GIVEN EXERCISE:
Without including any pictures, write out the listing below exactly.

MATERIAL TO PROCESS:
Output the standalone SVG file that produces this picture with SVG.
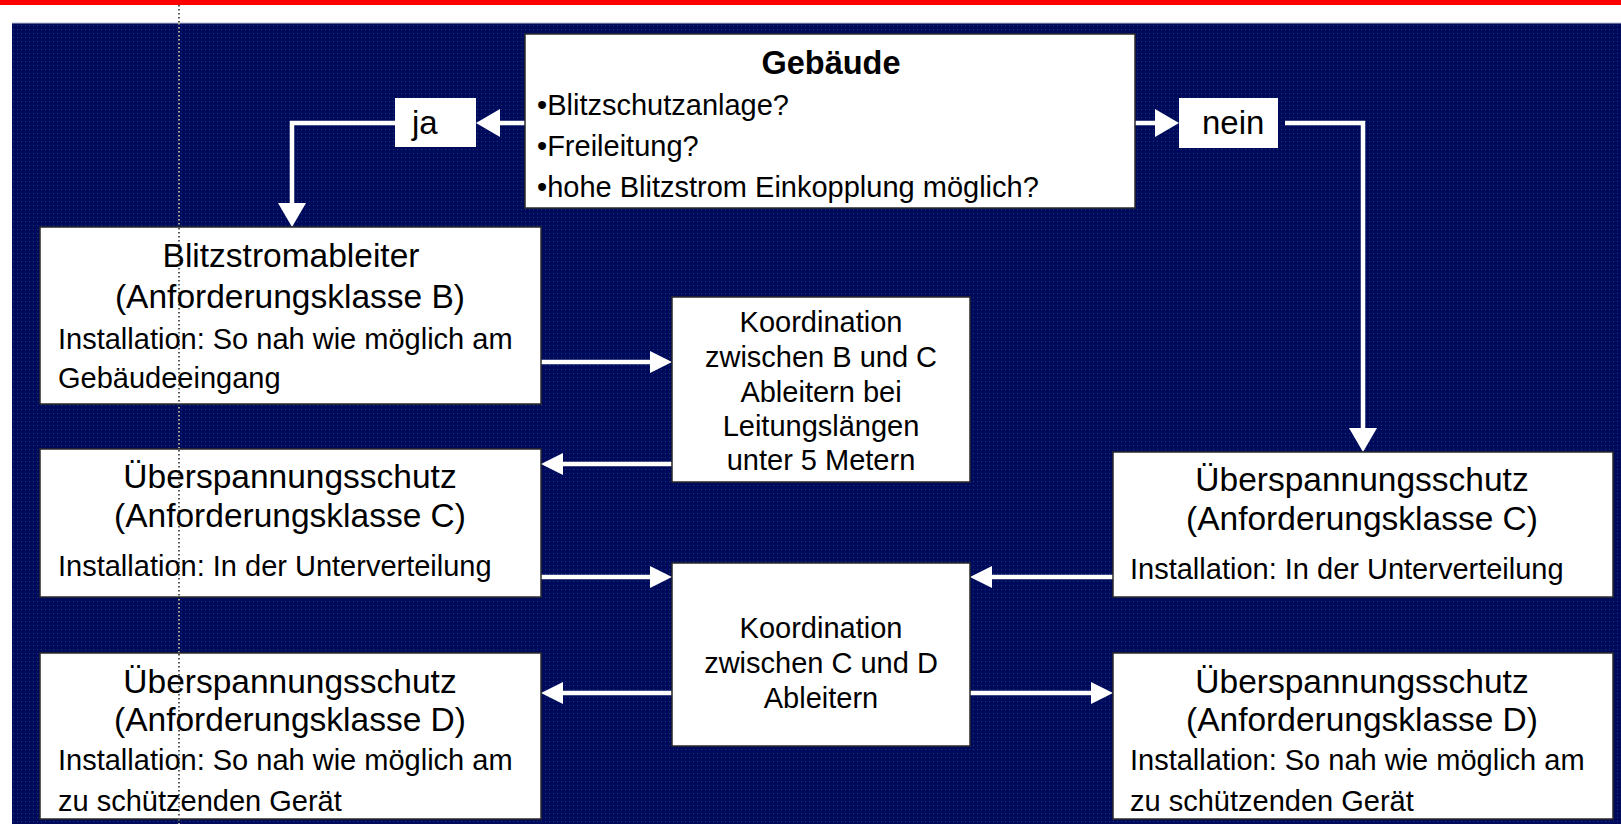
<svg xmlns="http://www.w3.org/2000/svg" width="1621" height="824" viewBox="0 0 1621 824">
<defs>
<pattern id="dots" width="4" height="4" patternUnits="userSpaceOnUse">
<rect width="4" height="4" fill="#000a5c"/>
<rect x="1" y="1" width="1" height="1" fill="#123f68"/>
</pattern>
<marker id="ah" markerUnits="userSpaceOnUse" markerWidth="22" markerHeight="22" refX="0" refY="11" orient="auto" viewBox="0 0 22 22"><path d="M0,0 L22,11 L0,22 Z" fill="#ffffff"/></marker>
<marker id="ahL" markerUnits="userSpaceOnUse" markerWidth="24" markerHeight="28" refX="0" refY="14" orient="auto" viewBox="0 0 24 28"><path d="M0,0 L24,14 L0,28 Z" fill="#ffffff"/></marker>
</defs>
<style>
.box{fill:#ffffff;stroke:#2a2a2a;stroke-width:1.5}
.lbl{fill:#ffffff;stroke:none}
text{font-family:"Liberation Sans",Arial,Helvetica,sans-serif;fill:#000000}
.t{font-size:33.5px;text-anchor:middle}
.b{font-size:29px}
.c{font-size:29px;text-anchor:middle}
.h{font-size:32.5px;font-weight:bold;text-anchor:middle}
.yn{font-size:33px}
.con{fill:none;stroke:#ffffff;stroke-width:4.5;stroke-linejoin:miter}
.sm{marker-end:url(#ah)}
.lg{marker-end:url(#ahL)}
.guideY{stroke:#e9e2a0;stroke-width:1.5;stroke-dasharray:1.5 2.5;fill:none}
.guideK{stroke:#222222;stroke-width:1.5;stroke-dasharray:1.5 2.5;fill:none}
</style>

<g id="background">
<rect x="0" y="0" width="1621" height="824" fill="#ffffff"/>
<rect x="12" y="23" width="1609" height="801" fill="url(#dots)"/>
<line x1="12" y1="23" x2="1621" y2="23" stroke="#b8bcd0" stroke-width="1"/>
<rect x="0" y="0" width="1621" height="5" fill="#ff0000"/>
<line class="guideY" x1="179" y1="23" x2="179" y2="824"/>
<line class="guideK" x1="179" y1="5" x2="179" y2="23"/>
</g>

<g id="connectors">
<path class="con lg" d="M525,123 H500"/>
<path class="con lg" d="M395,123 H292 V203"/>
<path class="con lg" d="M1135,123 H1155"/>
<path class="con lg" d="M1285,123 H1363 V428"/>
<path class="con sm" d="M541,362 H650"/>
<path class="con sm" d="M672,464 H563"/>
<path class="con sm" d="M541,577 H650"/>
<path class="con sm" d="M1113,577 H992"/>
<path class="con sm" d="M672,693 H563"/>
<path class="con sm" d="M970,693 H1091"/>
</g>

<g id="gebaeude">
<rect class="box" x="525" y="34" width="610" height="174"/>
<text class="h" x="831" y="74">Gebäude</text>
<text class="b" x="537" y="115">•Blitzschutzanlage?</text>
<text class="b" x="537" y="156">•Freileitung?</text>
<text class="b" x="537" y="197">•hohe Blitzstrom Einkopplung möglich?</text>
</g>

<g id="ja">
<rect class="lbl" x="395" y="98" width="81" height="49"/>
<text class="yn" x="412" y="134">ja</text>
</g>

<g id="nein">
<rect class="lbl" x="1179" y="98" width="99" height="50"/>
<text class="yn" x="1202" y="134">nein</text>
</g>

<g id="blitzstromableiter">
<rect class="box" x="40" y="227" width="501" height="177"/>
<text class="t" x="291" y="267">Blitzstromableiter</text>
<text class="t" x="290" y="308">(Anforderungsklasse B)</text>
<text class="b" x="58" y="349">Installation: So nah wie möglich am</text>
<text class="b" x="58" y="388">Gebäudeeingang</text>
</g>

<g id="koordination-bc">
<rect class="box" x="672" y="297" width="298" height="185"/>
<text class="c" x="821" y="332">Koordination</text>
<text class="c" x="821" y="367">zwischen B und C</text>
<text class="c" x="821" y="402">Ableitern bei</text>
<text class="c" x="821" y="436">Leitungslängen</text>
<text class="c" x="821" y="470">unter 5 Metern</text>
</g>

<g id="ueberspannung-c-links">
<rect class="box" x="40" y="449" width="501" height="148"/>
<text class="t" x="290" y="488">Überspannungsschutz</text>
<text class="t" x="290" y="527">(Anforderungsklasse C)</text>
<text class="b" x="58" y="576">Installation: In der Unterverteilung</text>
</g>

<g id="ueberspannung-c-rechts">
<rect class="box" x="1113" y="452" width="500" height="145"/>
<text class="t" x="1362" y="491">Überspannungsschutz</text>
<text class="t" x="1362" y="530">(Anforderungsklasse C)</text>
<text class="b" x="1130" y="579">Installation: In der Unterverteilung</text>
</g>

<g id="koordination-cd">
<rect class="box" x="672" y="563" width="298" height="183"/>
<text class="c" x="821" y="638">Koordination</text>
<text class="c" x="821" y="673">zwischen C und D</text>
<text class="c" x="821" y="708">Ableitern</text>
</g>

<g id="ueberspannung-d-links">
<rect class="box" x="40" y="653" width="501" height="166"/>
<text class="t" x="290" y="693">Überspannungsschutz</text>
<text class="t" x="290" y="731">(Anforderungsklasse D)</text>
<text class="b" x="58" y="770">Installation: So nah wie möglich am</text>
<text class="b" x="58" y="811">zu schützenden Gerät</text>
</g>

<g id="ueberspannung-d-rechts">
<rect class="box" x="1113" y="653" width="500" height="166"/>
<text class="t" x="1362" y="693">Überspannungsschutz</text>
<text class="t" x="1362" y="731">(Anforderungsklasse D)</text>
<text class="b" x="1130" y="770">Installation: So nah wie möglich am</text>
<text class="b" x="1130" y="811">zu schützenden Gerät</text>
</g>

<g id="guide-overlay">
<line class="guideK" x1="179" y1="228" x2="179" y2="403"/>
<line class="guideK" x1="179" y1="450" x2="179" y2="596"/>
<line class="guideK" x1="179" y1="654" x2="179" y2="818"/>
</g>
</svg>
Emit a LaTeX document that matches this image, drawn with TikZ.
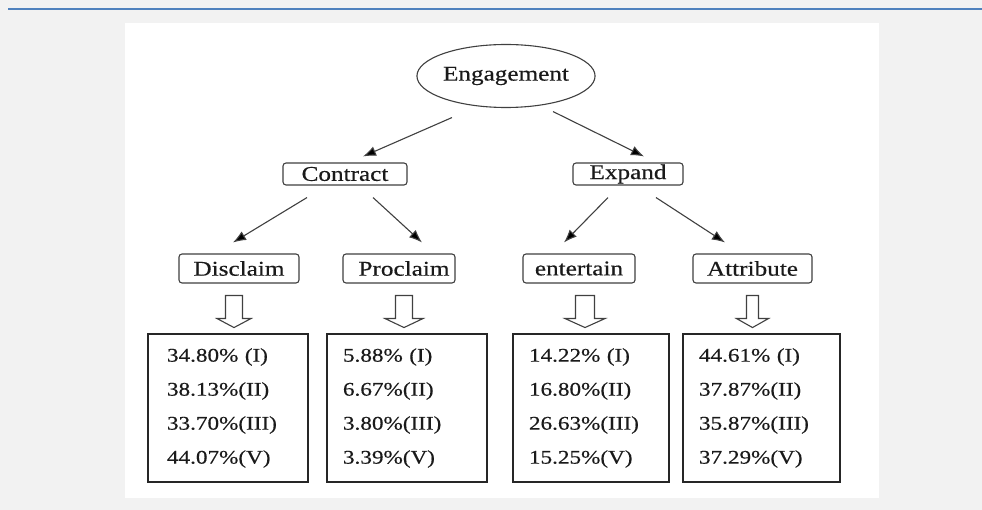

FINAL ANSWER:
Output the standalone SVG file that produces this picture with SVG.
<svg xmlns="http://www.w3.org/2000/svg" width="1621" height="824" viewBox="0 0 1621 824">
<defs>
<pattern id="dots" width="4" height="4" patternUnits="userSpaceOnUse">
<rect width="4" height="4" fill="#000a5c"/>
<rect x="1" y="1" width="1" height="1" fill="#123f68"/>
</pattern>
<marker id="ah" markerUnits="userSpaceOnUse" markerWidth="22" markerHeight="22" refX="0" refY="11" orient="auto" viewBox="0 0 22 22"><path d="M0,0 L22,11 L0,22 Z" fill="#ffffff"/></marker>
<marker id="ahL" markerUnits="userSpaceOnUse" markerWidth="24" markerHeight="28" refX="0" refY="14" orient="auto" viewBox="0 0 24 28"><path d="M0,0 L24,14 L0,28 Z" fill="#ffffff"/></marker>
</defs>
<style>
.box{fill:#ffffff;stroke:#2a2a2a;stroke-width:1.5}
.lbl{fill:#ffffff;stroke:none}
text{font-family:"Liberation Sans",Arial,Helvetica,sans-serif;fill:#000000}
.t{font-size:33.5px;text-anchor:middle}
.b{font-size:29px}
.c{font-size:29px;text-anchor:middle}
.h{font-size:32.5px;font-weight:bold;text-anchor:middle}
.yn{font-size:33px}
.con{fill:none;stroke:#ffffff;stroke-width:4.5;stroke-linejoin:miter}
.sm{marker-end:url(#ah)}
.lg{marker-end:url(#ahL)}
.guideY{stroke:#e9e2a0;stroke-width:1.5;stroke-dasharray:1.5 2.5;fill:none}
.guideK{stroke:#222222;stroke-width:1.5;stroke-dasharray:1.5 2.5;fill:none}
</style>

<g id="background">
<rect x="0" y="0" width="1621" height="824" fill="#ffffff"/>
<rect x="12" y="23" width="1609" height="801" fill="url(#dots)"/>
<line x1="12" y1="23" x2="1621" y2="23" stroke="#b8bcd0" stroke-width="1"/>
<rect x="0" y="0" width="1621" height="5" fill="#ff0000"/>
<line class="guideY" x1="179" y1="23" x2="179" y2="824"/>
<line class="guideK" x1="179" y1="5" x2="179" y2="23"/>
</g>

<g id="connectors">
<path class="con lg" d="M525,123 H500"/>
<path class="con lg" d="M395,123 H292 V203"/>
<path class="con lg" d="M1135,123 H1155"/>
<path class="con lg" d="M1285,123 H1363 V428"/>
<path class="con sm" d="M541,362 H650"/>
<path class="con sm" d="M672,464 H563"/>
<path class="con sm" d="M541,577 H650"/>
<path class="con sm" d="M1113,577 H992"/>
<path class="con sm" d="M672,693 H563"/>
<path class="con sm" d="M970,693 H1091"/>
</g>

<g id="gebaeude">
<rect class="box" x="525" y="34" width="610" height="174"/>
<text class="h" x="831" y="74">Gebäude</text>
<text class="b" x="537" y="115">•Blitzschutzanlage?</text>
<text class="b" x="537" y="156">•Freileitung?</text>
<text class="b" x="537" y="197">•hohe Blitzstrom Einkopplung möglich?</text>
</g>

<g id="ja">
<rect class="lbl" x="395" y="98" width="81" height="49"/>
<text class="yn" x="412" y="134">ja</text>
</g>

<g id="nein">
<rect class="lbl" x="1179" y="98" width="99" height="50"/>
<text class="yn" x="1202" y="134">nein</text>
</g>

<g id="blitzstromableiter">
<rect class="box" x="40" y="227" width="501" height="177"/>
<text class="t" x="291" y="267">Blitzstromableiter</text>
<text class="t" x="290" y="308">(Anforderungsklasse B)</text>
<text class="b" x="58" y="349">Installation: So nah wie möglich am</text>
<text class="b" x="58" y="388">Gebäudeeingang</text>
</g>

<g id="koordination-bc">
<rect class="box" x="672" y="297" width="298" height="185"/>
<text class="c" x="821" y="332">Koordination</text>
<text class="c" x="821" y="367">zwischen B und C</text>
<text class="c" x="821" y="402">Ableitern bei</text>
<text class="c" x="821" y="436">Leitungslängen</text>
<text class="c" x="821" y="470">unter 5 Metern</text>
</g>

<g id="ueberspannung-c-links">
<rect class="box" x="40" y="449" width="501" height="148"/>
<text class="t" x="290" y="488">Überspannungsschutz</text>
<text class="t" x="290" y="527">(Anforderungsklasse C)</text>
<text class="b" x="58" y="576">Installation: In der Unterverteilung</text>
</g>

<g id="ueberspannung-c-rechts">
<rect class="box" x="1113" y="452" width="500" height="145"/>
<text class="t" x="1362" y="491">Überspannungsschutz</text>
<text class="t" x="1362" y="530">(Anforderungsklasse C)</text>
<text class="b" x="1130" y="579">Installation: In der Unterverteilung</text>
</g>

<g id="koordination-cd">
<rect class="box" x="672" y="563" width="298" height="183"/>
<text class="c" x="821" y="638">Koordination</text>
<text class="c" x="821" y="673">zwischen C und D</text>
<text class="c" x="821" y="708">Ableitern</text>
</g>

<g id="ueberspannung-d-links">
<rect class="box" x="40" y="653" width="501" height="166"/>
<text class="t" x="290" y="693">Überspannungsschutz</text>
<text class="t" x="290" y="731">(Anforderungsklasse D)</text>
<text class="b" x="58" y="770">Installation: So nah wie möglich am</text>
<text class="b" x="58" y="811">zu schützenden Gerät</text>
</g>

<g id="ueberspannung-d-rechts">
<rect class="box" x="1113" y="653" width="500" height="166"/>
<text class="t" x="1362" y="693">Überspannungsschutz</text>
<text class="t" x="1362" y="731">(Anforderungsklasse D)</text>
<text class="b" x="1130" y="770">Installation: So nah wie möglich am</text>
<text class="b" x="1130" y="811">zu schützenden Gerät</text>
</g>

<g id="guide-overlay">
<line class="guideK" x1="179" y1="228" x2="179" y2="403"/>
<line class="guideK" x1="179" y1="450" x2="179" y2="596"/>
<line class="guideK" x1="179" y1="654" x2="179" y2="818"/>
</g>
</svg>
Emit a LaTeX document that matches this image, drawn with TikZ.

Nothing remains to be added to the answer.